### [YOUR TASK]
Reply only with how many lines contain the word "this".

### [STORED ROWS]

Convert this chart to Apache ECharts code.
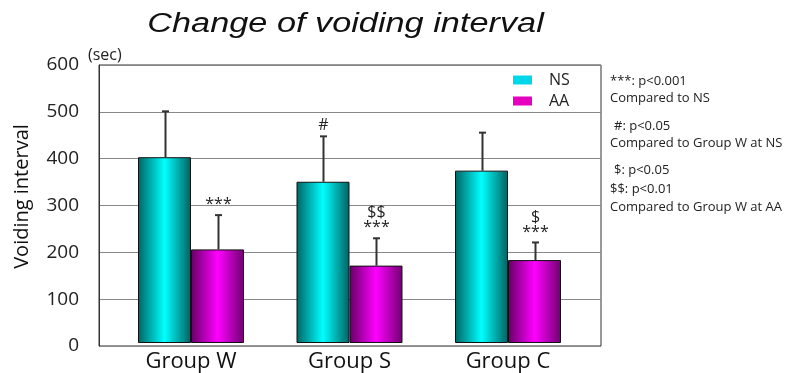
<!DOCTYPE html>
<html><head><meta charset="utf-8">
<script src="https://cdn.jsdelivr.net/npm/echarts@6/dist/echarts.min.js"></script>
<style>html,body{margin:0;padding:0;background:#fff}#c{width:785px;height:373px}</style>
</head><body><div id="c"></div>
<script>
const categories = ['Group W', 'Group S', 'Group C'];
const nsMean = [401, 348, 372];
const nsErr = [99, 98, 82];
const aaMean = [202, 167, 179];
const aaErr = [74, 59, 38];
const nsMarks = ['', '#', ''];
const aaMarks = ['***', '$$\n***', '$\n***'];
const yTicks = [0, 100, 200, 300, 400, 500, 600];
const notes = [
  ['***: p<0.001', 610, 81],
  ['Compared to NS', 610, 98],
  ['#: p<0.05', 614, 126],
  ['Compared to Group W at NS', 610, 143],
  ['$: p<0.05', 614, 170],
  ['$$: p<0.01', 610, 189],
  ['Compared to Group W at AA', 610, 207]
];

const chart = echarts.init(document.getElementById('c'));
const F = '"Open Sans", "Noto Sans", sans-serif';

function grad(dark, bright, dark2) {
  return new echarts.graphic.LinearGradient(0, 0, 1, 0, [
    {offset: 0, color: dark}, {offset: 0.5, color: bright}, {offset: 1, color: dark2}
  ]);
}
const nsFill = grad('#006464', '#00ffff', '#006060');
const aaFill = grad('#650065', '#ff00ff', '#700070');

function errSeries(name, seriesIdx, means, errs, marks) {
  return {
    type: 'custom', name: name + '_err', xAxisIndex: 1, yAxisIndex: 1, z: 5,
    data: means.map((m, i) => [i, m, m + errs[i], marks[i]]),
    renderItem: function (params, api) {
      const i = api.value(0);
      const base = api.coord([i, api.value(1)]);
      const top = api.coord([i, api.value(2)]);
      const bw = 53;
      const off = seriesIdx === 0 ? -bw / 2 : bw / 2;
      const x = Math.round(base[0] + off) + 0.5;
      const mark = api.value(3);
      const children = [
        {type: 'line', shape: {x1: x, y1: base[1], x2: x, y2: top[1]}, style: {stroke: '#333', lineWidth: 2}},
        {type: 'line', shape: {x1: x - 3.5, y1: top[1], x2: x + 3.5, y2: top[1]}, style: {stroke: '#333', lineWidth: 2}}
      ];
      if (mark) {
        children.push({type: 'text', style: {text: mark, x: x, y: top[1] - 3, align: 'center', verticalAlign: 'bottom', font: '16px ' + F, fill: '#222', lineHeight: 15}});
      }
      return {type: 'group', children: children};
    }
  };
}

chart.setOption({
  animation: false,
  legend: {
    left: 513, top: 72, padding: 0, orient: 'vertical', itemWidth: 19, itemHeight: 9, itemGap: 5, icon: 'rect',
    textStyle: {fontFamily: F, fontSize: 16, color: '#222', padding: [0, 0, 0, 12]},
    data: [{name: 'NS', itemStyle: {color: '#00d8ea', borderWidth: 0}}, {name: 'AA', itemStyle: {color: '#e600c0', borderWidth: 0}}]
  },
  grid: [
    {left: 99, right: 184, top: 65, bottom: 27, show: true, borderColor: '#333', borderWidth: 1},
    {left: 111.75, right: 197.75, top: 65, bottom: 27}
  ],
  xAxis: [
    {type: 'category', gridIndex: 0, data: ['', '', ''], axisLine: {show: false}, axisTick: {show: false}, axisLabel: {show: false}},
    {type: 'category', gridIndex: 1, data: categories, axisLine: {show: false}, axisTick: {show: false},
      axisLabel: {fontFamily: F, fontSize: 22, color: '#111', margin: 8}}
  ],
  yAxis: [
    {type: 'value', gridIndex: 0, min: 0, max: 600, interval: 100,
      name: 'Voiding interval', nameLocation: 'middle', nameGap: 67, nameRotate: 90,
      nameTextStyle: {fontFamily: F, fontSize: 20, color: '#111', padding: [0, 0, 0, 18]},
      axisLine: {show: true, lineStyle: {color: '#333'}}, axisTick: {show: false},
      axisLabel: {fontFamily: F, fontSize: 19, color: '#222', margin: 20,
        formatter: v => yTicks.includes(v) ? String(v) : ''},
      splitLine: {show: true, lineStyle: {color: '#888', width: 1}}},
    {type: 'value', gridIndex: 1, min: 0, max: 600, interval: 100, show: false, splitLine: {show: false}}
  ],
  graphic: [
    {type: 'text', x: 345.5, y: 24, scaleX: 1.27, style: {text: 'Change of voiding interval', align: 'center', verticalAlign: 'middle',
      font: 'italic 27px "Liberation Sans", Arial, sans-serif', fill: '#111'}},
    {type: 'text', x: 88, y: 55, style: {text: '(sec)', font: '16px ' + F, fill: '#222', verticalAlign: 'middle'}}
  ].concat(notes.map(n => ({type: 'text', x: n[1], y: n[2], style: {text: n[0], font: '13px ' + F, fill: '#222', verticalAlign: 'middle'}}))),
  series: [
    {type: 'bar', name: 'NS', xAxisIndex: 1, yAxisIndex: 1, data: nsMean, barWidth: 53, barGap: '0%',
      itemStyle: {color: nsFill, borderColor: '#111', borderWidth: 1}},
    {type: 'bar', name: 'AA', xAxisIndex: 1, yAxisIndex: 1, data: aaMean, barWidth: 53, barGap: '0%',
      itemStyle: {color: aaFill, borderColor: '#111', borderWidth: 1}},
    errSeries('NS', 0, nsMean, nsErr, nsMarks),
    errSeries('AA', 1, aaMean, aaErr, aaMarks)
  ]
});
</script></body></html>
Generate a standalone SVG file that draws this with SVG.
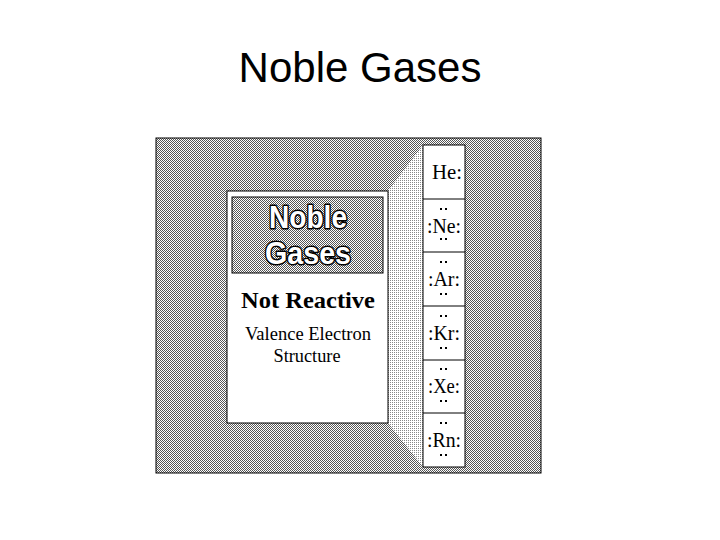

### [EXPECTED ANSWER]
2